1,4 biljoen omzet van de gezamenlijke bedrijven in 2015 resulteerde een productiewaarde van 885 miljard euro (63,2 procent van de omzet). Na aftrek van verbruikte goederen en diensten kwam de toegevoegde waarde van de bedrijvensector in 2015 uit op 330,4 miljard euro (23,6 procent van de omzet), 5,1 procent meer dan in 2011. Het kleinbedrijf zorgde voor 39,1 procent van de totale toegevoegde waarde, het middenbedrijf voor 23,2 procent en het grootbedrijf voor 37,7 procent.
In het niet-financiële bedrijfsleven waren in 2015 5,7 miljoen personen werkzaam. Gezamenlijk waren zij goed voor een volume van 4,3 miljoen voltijds-equivalenten. Ruim 52 procent van zowel de werkzame personen als de voltijdsbanen kwam in 2015 uit het kleinbedrijf, 18 tot 19 procent uit het middenbedrijf. Bij het grootbedrijf werkte bijna 30 procent van de werkzame personen.
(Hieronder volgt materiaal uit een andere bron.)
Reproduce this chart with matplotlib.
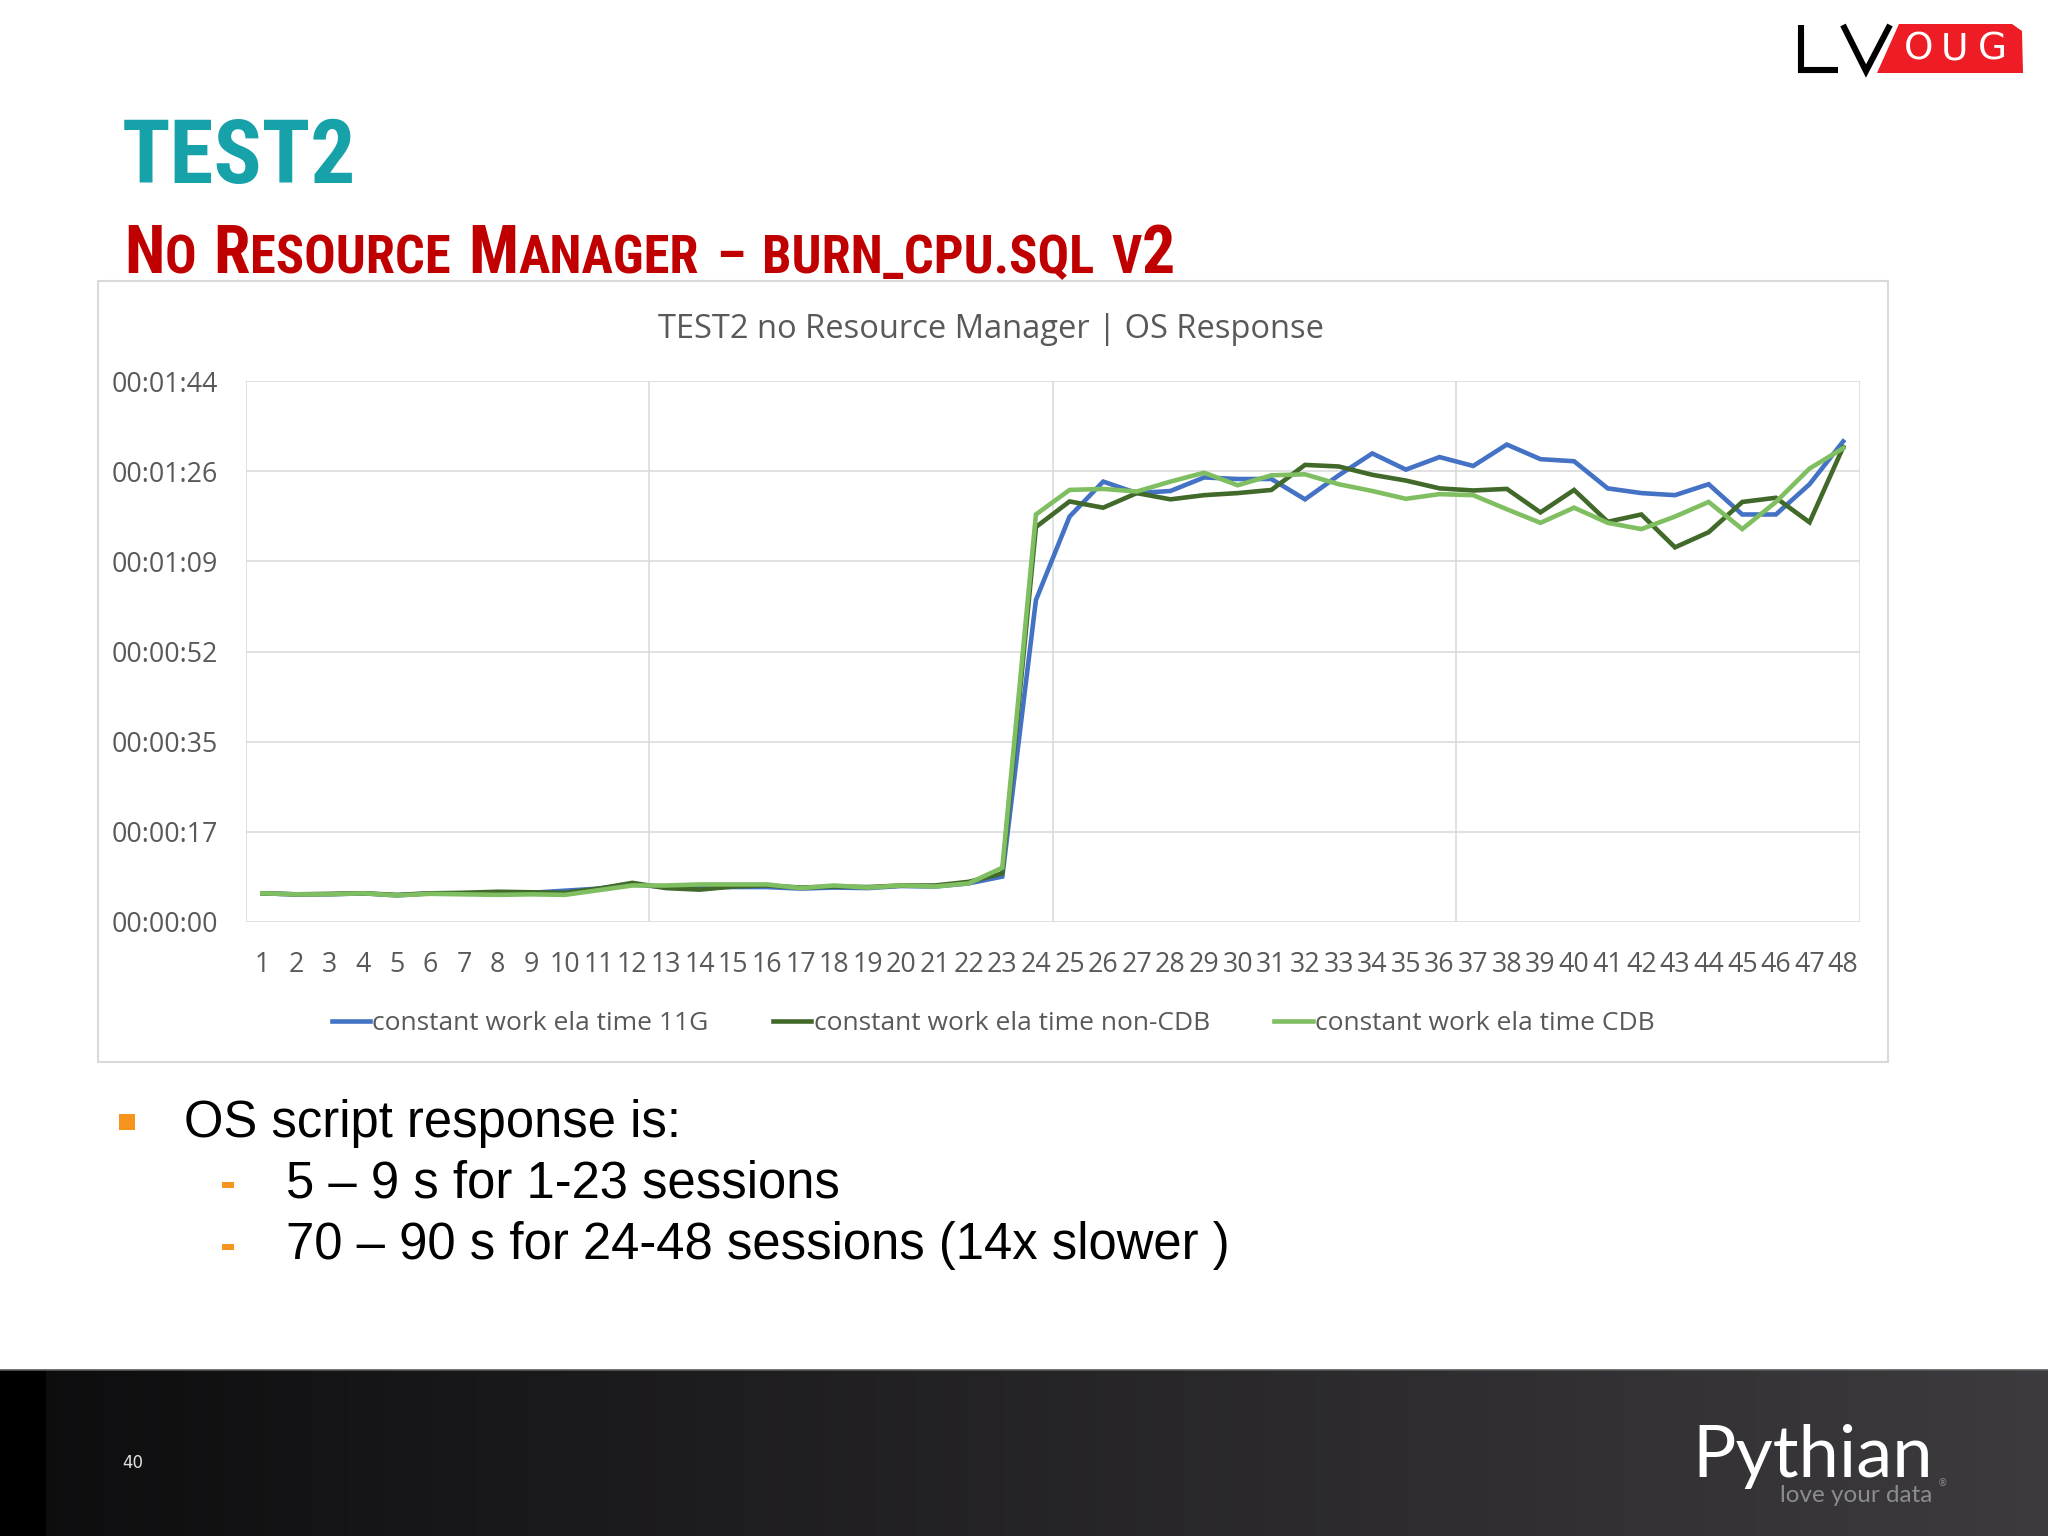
import matplotlib
matplotlib.use('Agg')
import matplotlib.pyplot as plt
import numpy as np
from matplotlib.patches import Rectangle, Polygon
from matplotlib import font_manager as fm

# ---------------- data ----------------
sessions = list(range(1, 49))
ela_11g = [5.5, 5.3, 5.3, 5.5, 5.1, 5.5, 5.5, 5.6, 5.6, 6.0,
           6.4, 7.2, 6.7, 6.7, 6.7, 6.7, 6.4, 6.6, 6.5, 6.9,
           6.8, 7.4, 8.7, 61.7, 77.7, 84.4, 82.2, 82.6, 85.2, 84.9,
           84.9, 81.0, 85.6, 89.8, 86.7, 89.1, 87.4, 91.5, 88.7, 88.3,
           83.1, 82.2, 81.8, 83.9, 78.1, 78.1, 83.9, 92.1]
ela_noncdb = [5.5, 5.3, 5.4, 5.5, 5.2, 5.5, 5.6, 5.8, 5.7, 5.6,
              6.4, 7.5, 6.5, 6.2, 6.8, 7.0, 6.6, 6.8, 6.7, 7.0,
              7.0, 7.7, 9.3, 75.7, 80.6, 79.4, 82.2, 81.0, 81.8, 82.2,
              82.8, 87.6, 87.3, 85.7, 84.6, 83.1, 82.7, 83.0, 78.5, 82.8,
              76.7, 78.1, 71.8, 74.7, 80.5, 81.3, 76.6, 91.0]
ela_cdb = [5.5, 5.3, 5.3, 5.5, 5.1, 5.4, 5.3, 5.2, 5.3, 5.2,
           6.1, 7.0, 7.0, 7.2, 7.2, 7.2, 6.5, 7.0, 6.6, 7.0,
           6.8, 7.4, 10.4, 78.1, 82.8, 83.0, 82.5, 84.4, 86.1, 83.7,
           85.6, 85.8, 83.9, 82.6, 81.1, 82.0, 81.8, 79.1, 76.5, 79.4,
           76.5, 75.3, 77.7, 80.5, 75.3, 80.5, 86.9, 90.8]
series_names = ['constant work ela time 11G',
                'constant work ela time non-CDB',
                'constant work ela time CDB']
y_tick_seconds = [0, 17.28, 34.56, 51.84, 69.12, 86.4, 103.68]
y_tick_labels = ['00:00:00', '00:00:17', '00:00:35', '00:00:52',
                 '00:01:09', '00:01:26', '00:01:44']
chart_title = 'TEST2 no Resource Manager | OS Response'
bullet_main = 'OS script response is:'
bullet_subs = ['5 \u2013 9 s for 1-23 sessions',
               '70 \u2013 90 s for 24-48 sessions (14x slower )']

colors = ['#4472C4', '#41692A', '#80BE62']

# pick a narrow/condensed bold font if available
narrow_family = 'DejaVu Sans'
narrow_stretch = 'normal'
_names = [(f.name, f.stretch) for f in fm.fontManager.ttflist]
for cand in ['Liberation Sans Narrow', 'Arial Narrow', 'DejaVu Sans Condensed',
             'Roboto Condensed', 'Open Sans Condensed', 'Noto Sans Condensed']:
    if any(n == cand for n, _ in _names):
        narrow_family = cand
        break
else:
    if any(n == 'DejaVu Sans' and str(s).startswith(('condensed', 'semi-condensed', '87'))
           for n, s in _names):
        narrow_stretch = 'condensed'

W, H = 2048, 1536
fig = plt.figure(figsize=(W / 100, H / 100), dpi=100)
fig.patch.set_facecolor('white')
renderer = fig.canvas.get_renderer()

bg = fig.add_axes([0, 0, 1, 1])
bg.set_zorder(0)
bg.axis('off')

# bottom dark bar
grad = np.zeros((1, 400, 3))
for i in range(400):
    px = (i + 0.5) / 400 * W
    if px < 48:
        grad[0, i] = (0, 0, 0)
    else:
        f = (px - 48) / (W - 48)
        grad[0, i] = (0.055 + 0.185 * f, 0.052 + 0.178 * f, 0.058 + 0.188 * f)
bg.imshow(grad, extent=(0, W, H, 1370), aspect='auto', interpolation='nearest')
bg.plot([0, W], [1370, 1370], color='#5a5a5a', lw=1.2)
bg.set_xlim(0, W)
bg.set_ylim(H, 0)

bg.text(133, 1463, '40', color='#e0e0e0', fontsize=12, ha='center', va='center',
        family='DejaVu Sans')
bg.text(1692, 1477, 'Pythian', color='white', fontsize=52, ha='left', va='baseline',
        family=['Lato', 'Open Sans', 'DejaVu Sans'])
bg.text(1932, 1502, 'love your data', color='#8c8c8c', fontsize=17.5, ha='right',
        va='baseline', family=['Lato', 'DejaVu Sans'])
bg.text(1938, 1486, '\u00ae', color='#8c8c8c', fontsize=7, ha='left', va='baseline',
        family='DejaVu Sans')

# LVOUG logo
bg.plot([1801, 1801, 1838], [25, 70, 70], color='black', lw=4.4,
        solid_joinstyle='miter', solid_capstyle='butt')
bg.plot([1843, 1866, 1890], [25, 71, 25], color='black', lw=4.4,
        solid_joinstyle='miter', solid_capstyle='butt')
bg.add_patch(Polygon([(1877, 73), (1899, 24), (2012, 24), (2022, 31), (2023, 73)],
                     closed=True, facecolor='#EE1C24', edgecolor='none'))
for lx, ch in zip([1919, 1955, 1992], 'OUG'):
    bg.text(lx, 50, ch, color='white', fontsize=27, ha='center', va='center',
            family='DejaVu Sans')

# title
tkw = dict(fontweight='bold', family=[narrow_family, 'DejaVu Sans'], fontstretch=narrow_stretch)


def fit_size(txt, size, target_w):
    t = bg.text(0, 0, txt, fontsize=size, **tkw)
    w = t.get_window_extent(renderer).width
    t.remove()
    return size * min(1.0, target_w / w)


ts = fit_size('TEST2', 66, 234)
bg.text(122, 183, 'TEST2', color='#17A2AA', fontsize=ts, ha='left', va='baseline', **tkw)

# subtitle in small caps
words = [[('N', 1), ('O', 0)],
         [('R', 1), ('ESOURCE', 0)],
         [('M', 1), ('ANAGER', 0)],
         [('\u2013', 0)],
         [('BURN_CPU.SQL', 0)],
         [('V', 0), ('2', 1)]]


def layout_subtitle(big, small, draw):
    x = 124
    arts = []
    gap = 0.33 * small * 100 / 72
    for w in words:
        for seg, isbig in w:
            t = bg.text(x, 273, seg, color='#C00000', fontsize=big if isbig else small,
                        ha='left', va='baseline', **tkw)
            x += t.get_window_extent(renderer).width
            arts.append(t)
        x += gap
    if not draw:
        for a in arts:
            a.remove()
    return x - gap


big, small = 44.0, 35.0
end = layout_subtitle(big, small, False)
scale = max(0.8, min(1.15, (1175 - 124) / (end - 124)))
layout_subtitle(big * scale, small * scale, True)

# chart container
bg.add_patch(Rectangle((98, 281), 1790, 781, facecolor='white', edgecolor='#d9d9d9', lw=1.5))
bg.text(991, 329, chart_title, color='#595959', fontsize=23.5, ha='center', va='center',
        family=['Open Sans', 'DejaVu Sans'])

# bullets
bg.add_patch(Rectangle((119, 1114), 16, 16, facecolor='#F7941D', edgecolor='none'))
bg.text(184, 1137, bullet_main, fontsize=36.5, color='black', ha='left', va='baseline',
        family=['Liberation Sans', 'DejaVu Sans'])
for yb, txt in zip([1197, 1259], bullet_subs):
    bg.add_patch(Rectangle((222, yb - 15), 12, 6, facecolor='#F7941D', edgecolor='none'))
    bg.text(286, yb, txt, fontsize=36.5, color='black', ha='left', va='baseline',
            family=['Liberation Sans', 'DejaVu Sans'])

# ---------------- chart ----------------
L, R, T, B = 245.5, 1860, 381, 922
ax = fig.add_axes([L / W, 1 - B / H, (R - L) / W, (B - T) / H])
ax.set_zorder(2)
ax.set_facecolor('white')
for s, c, n in zip([ela_11g, ela_noncdb, ela_cdb], colors, series_names):
    ax.plot(sessions, s, color=c, lw=3.3, label=n, solid_joinstyle='miter')
ax.set_xlim(0.5, 48.5)
ax.set_ylim(0, 103.68)
ax.set_yticks(y_tick_seconds)
ax.set_yticklabels(y_tick_labels)
ax.set_xticks(sessions)
ax.set_xticklabels([str(s) for s in sessions])
ax.set_xticks([0.5, 12.5, 24.5, 36.5, 48.5], minor=True)
ax.grid(True, axis='y', which='major', color='#d9d9d9', lw=1.1)
ax.grid(True, axis='x', which='minor', color='#d9d9d9', lw=1.1)
ax.set_axisbelow(True)
for sp in ax.spines.values():
    sp.set_visible(False)
ax.tick_params(axis='both', which='both', length=0, labelcolor='#595959', labelsize=19.3)
ax.tick_params(axis='y', pad=20)
ax.tick_params(axis='x', pad=21)
for lab in ax.get_xticklabels() + ax.get_yticklabels():
    lab.set_family(['Open Sans', 'DejaVu Sans'])

leg = ax.legend(loc='center', bbox_to_anchor=(993 / W, 1 - 1024 / H),
                bbox_transform=fig.transFigure, ncol=3, frameon=False,
                handlelength=1.45, handletextpad=0.08,
                columnspacing=2.45, prop={'family': 'Open Sans', 'size': 19})
for t in leg.get_texts():
    t.set_color('#595959')

fig.savefig('out.png', dpi=100, facecolor='white')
Meer dan helft omzet komt van groothandel en industrie, meeste personen werken in detailhandel
Wat betreft omzet waren groothandel en industrie in 2015 de grootste bedrijfstakken. In de groothandel werd 420 miljard euro omzet gerealiseerd (30 procent) en in de industrie 329 miljard (23,5 procent). Beide bedrijfstakken zijn minder dominant in de geboden werkgelegenheid. De groothandel levert met ruim 600 duizend werkzame personen 10 procent van de totale werkgelegenheid in de bedrijvensector en de industrie met bijna 875 duizend werkzame personen 15 procent. De hoogste toegevoegde waarde werd in 2015 door de industrie gerealiseerd. In totaal bedroeg de toegevoegde waarde 65,7 miljard euro, 19,9 procent van het totaal. Het industriële kleinbedrijf droeg bij aan 23 procent van de toegevoegde waarde, het middenbedrijf 28,3 procent en het grootbedrijf bijna de helft: 48,7 procent. Door veel parttimers werkt het grootste aantal personen in de detailhandel: in 2015 907 duizend, 15,7 procent van het totaal. Het aandeel in de toegevoegde waarde ligt een stuk lager 6,2 procent.